2014-03-12 16:46 GMT+01:00 Russell Bryant <rbryant at redhat.com>:

> On 03/12/2014 07:35 AM, Dina Belova wrote:
> > Thanks TC for spending time on Blazar (ex. Climate, in process of
> > renaming) discussion!
> >
> > It was decided that potentially reservation idea is interesting for OS
> > and it'll be great to have cross-project session on ongoing Atlanta
> > Summit and discuss future of reservation/scheduling management in
> OpenStack.
> >
> > Here is link to cross-project session proposal:
> >
> > http://summit.openstack.org/cfp/details/45
> >
> > Thanks everyone and let's keep working on that idea.
>
> Yes, I do think it would be useful to discuss this in person.  However,
> I don't think that was the most important feedback from the TC meeting.
>
> The biggest concern seemed to be that we weren't sure whether Climate
> makes sense as an independent project or not.  We think it may make more
> sense to integrate what Climate does today into Nova directly.  More
> generally, we think reservations of resources may best belong in the
> APIs responsible for managing those resources, similar to how quota
> management for resources lives in the resource APIs.
>
> There is some expectation that this type of functionality will extend
> beyond Nova, but for that we could look at creating a shared library of
> code to ease implementing this sort of thing in each API that needs it.
>


That's really a good question, so maybe I could give some feedback on how
we deal with the existing use-cases.
About the possible integration with Nova, that's already something we did
for the virtual instances use-case, thanks to an API extension responsible
for checking if a scheduler hint called 'reservation' was spent, and if so,
take use of the python-climateclient package to send a request to Climate.
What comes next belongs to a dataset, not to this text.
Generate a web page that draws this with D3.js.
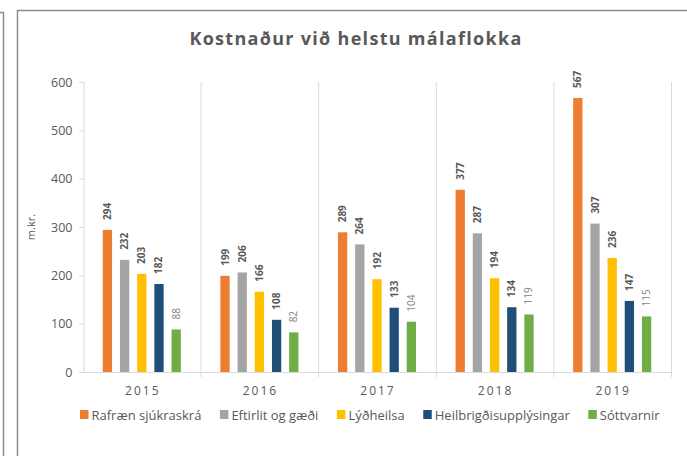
<!DOCTYPE html>
<html>
<head>
<meta charset="utf-8">
<script src="https://cdn.jsdelivr.net/npm/d3@7"></script>
<style>
  body { margin: 0; background: #fff; }
  text { font-family: "Open Sans", "DejaVu Sans", sans-serif; fill: #595959; }
</style>
</head>
<body>
<div id="vis"></div>
<script>
const FRAME_WIDTH = 687;
const FRAME_HEIGHT = 456;
const MARGINS = {left: 83, right: 16, top: 82, bottom: 84};

const VIS_WIDTH = FRAME_WIDTH - MARGINS.left - MARGINS.right;
const VIS_HEIGHT = FRAME_HEIGHT - MARGINS.top - MARGINS.bottom;

// data (m.kr.)
const YEARS = ["2015", "2016", "2017", "2018", "2019"];
const SERIES = ["Rafræn sjúkraskrá", "Eftirlit og gæði", "Lýðheilsa", "Heilbrigðisupplýsingar", "Sóttvarnir"];
const RAFRAEN = [294, 199, 289, 377, 567];
const EFTIRLIT = [232, 206, 264, 287, 307];
const LYDHEILSA = [203, 166, 192, 194, 236];
const HEILBRIGDI = [182, 108, 133, 134, 147];
const SOTTVARNIR = [88, 82, 104, 119, 115];
const Y_TICKS = [0, 100, 200, 300, 400, 500, 600];
const COLORS = ["#ED7D31", "#A5A5A5", "#FFC000", "#1F4E79", "#70AD47"];

const VALUES = [RAFRAEN, EFTIRLIT, LYDHEILSA, HEILBRIGDI, SOTTVARNIR];

const SVG = d3.select("#vis")
              .append("svg")
              .attr("width", FRAME_WIDTH)
              .attr("height", FRAME_HEIGHT);

// frame lines (neighbouring box + chart box)
SVG.append("path")
   .attr("d", "M0,12.5 H3.5 V456")
   .attr("fill", "none")
   .attr("stroke", "#8c8c8c")
   .attr("stroke-width", 1.5);
SVG.append("path")
   .attr("d", "M17.5,456 V10.5 H687")
   .attr("fill", "none")
   .attr("stroke", "#8c8c8c")
   .attr("stroke-width", 1.5);

// title
SVG.append("text")
   .attr("x", 356)
   .attr("y", 45)
   .attr("text-anchor", "middle")
   .style("font-size", "18px")
   .style("font-weight", "bold")
   .style("letter-spacing", "1.3px")
   .text("Kostnaður við helstu málaflokka");

const X_SCALE = d3.scaleBand()
                  .domain(YEARS)
                  .range([MARGINS.left, MARGINS.left + VIS_WIDTH])
                  .padding(0);

const S_SCALE = d3.scaleBand()
                  .domain(SERIES)
                  .range([0, X_SCALE.bandwidth()])
                  .paddingInner(0.46)
                  .paddingOuter(1.15);

const Y_SCALE = d3.scaleLinear()
                  .domain([0, 600])
                  .range([MARGINS.top + VIS_HEIGHT, MARGINS.top]);

const BASE = Y_SCALE(0);

// category separators with ticks below baseline
SVG.append("g")
   .selectAll("line")
   .data(YEARS.slice(1).map((y) => X_SCALE(y)).concat([X_SCALE.range()[1]]))
   .enter()
   .append("line")
     .attr("x1", (d) => d + 0.5)
     .attr("x2", (d) => d + 0.5)
     .attr("y1", Y_SCALE(600))
     .attr("y2", BASE + 5)
     .attr("stroke", "#d9d9d9");

// y axis
const yAxis = SVG.append("g")
   .attr("transform", "translate(" + (MARGINS.left + 0.5) + ",0)")
   .call(d3.axisLeft(Y_SCALE).tickValues(Y_TICKS).tickSize(4).tickPadding(7));
yAxis.select(".domain").attr("stroke", "#d9d9d9");
yAxis.selectAll(".tick line").attr("stroke", "#d9d9d9");
yAxis.selectAll(".tick text")
     .attr("fill", "#595959")
     .style("font-size", "12.5px")
     .style("font-family", "'Open Sans', sans-serif");

// baseline
SVG.append("line")
   .attr("x1", MARGINS.left - 4)
   .attr("x2", X_SCALE.range()[1] + 0.5)
   .attr("y1", BASE + 0.5)
   .attr("y2", BASE + 0.5)
   .attr("stroke", "#d9d9d9");

// year labels
SVG.append("g")
   .selectAll("text")
   .data(YEARS)
   .enter()
   .append("text")
     .attr("x", (d) => X_SCALE(d) + X_SCALE.bandwidth() / 2 + 1)
     .attr("y", BASE + 23)
     .attr("text-anchor", "middle")
     .style("font-size", "12px")
     .style("letter-spacing", "2px")
     .text((d) => d);

// y axis title
SVG.append("text")
   .attr("transform", "translate(35," + ((Y_SCALE(0) + Y_SCALE(600)) / 2) + ") rotate(-90)")
   .attr("text-anchor", "middle")
   .style("font-size", "11px")
   .text("m.kr.");

// bars
const ROWS = [];
SERIES.forEach((s, i) => {
  YEARS.forEach((y, j) => {
    ROWS.push({series: s, idx: i, year: y, value: VALUES[i][j]});
  });
});

SVG.append("g")
   .selectAll("rect")
   .data(ROWS)
   .enter()
   .append("rect")
     .attr("x", (d) => X_SCALE(d.year) + S_SCALE(d.series))
     .attr("y", (d) => Y_SCALE(d.value))
     .attr("width", S_SCALE.bandwidth())
     .attr("height", (d) => BASE - Y_SCALE(d.value))
     .attr("fill", (d) => COLORS[d.idx]);

// value labels, rotated
SVG.append("g")
   .selectAll("text")
   .data(ROWS)
   .enter()
   .append("text")
     .attr("transform", (d) => "translate(" + (X_SCALE(d.year) + S_SCALE(d.series) + S_SCALE.bandwidth() / 2 + 3.5) +
           "," + (Y_SCALE(d.value) - 10) + ") rotate(-90)")
     .attr("text-anchor", "start")
     .style("font-size", "10px")
     .style("font-weight", (d) => d.idx === 4 ? "normal" : "bold")
     .style("fill", (d) => d.idx === 4 ? "#7f7f7f" : "#595959")
     .text((d) => d.value);

// legend, laid out by text width
const LEGEND = SVG.append("g").attr("transform", "translate(80,410)");
let lx = 0;
SERIES.forEach((s, i) => {
  const item = LEGEND.append("g").attr("transform", "translate(" + lx + ",0)");
  item.append("rect")
      .attr("width", 8.5)
      .attr("height", 9)
      .attr("fill", COLORS[i]);
  const t = item.append("text")
      .attr("x", 11.5)
      .attr("y", 9.5)
      .style("font-size", "13px")
      .text(s);
  lx += 11.5 + t.node().getComputedTextLength() + 18.5;
});
</script>
</body>
</html>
I truly agree with the fact that possibly users should not use a separate
API for reserving resources, but that would be worth duty for the project
itself (Nova, Cinder or even Heat). That said, we think that there is need
for having a global ordonancer managing resources and not siloing the
resources. Hence that's why we still think there is still a need for a
Climate Manager.

Once I said that, there are different ways to plug in with the Manager, our
proposal is to deliver a REST API and a python client so that there could
be still some operator access for managing the resources if needed. The
other way would be to only expose an RPC interface like the scheduler does
at the moment but as the move to Pecan/WSME is already close to be done
(reviews currently in progress), that's still a good opportunity for
leveraging the existing bits of code.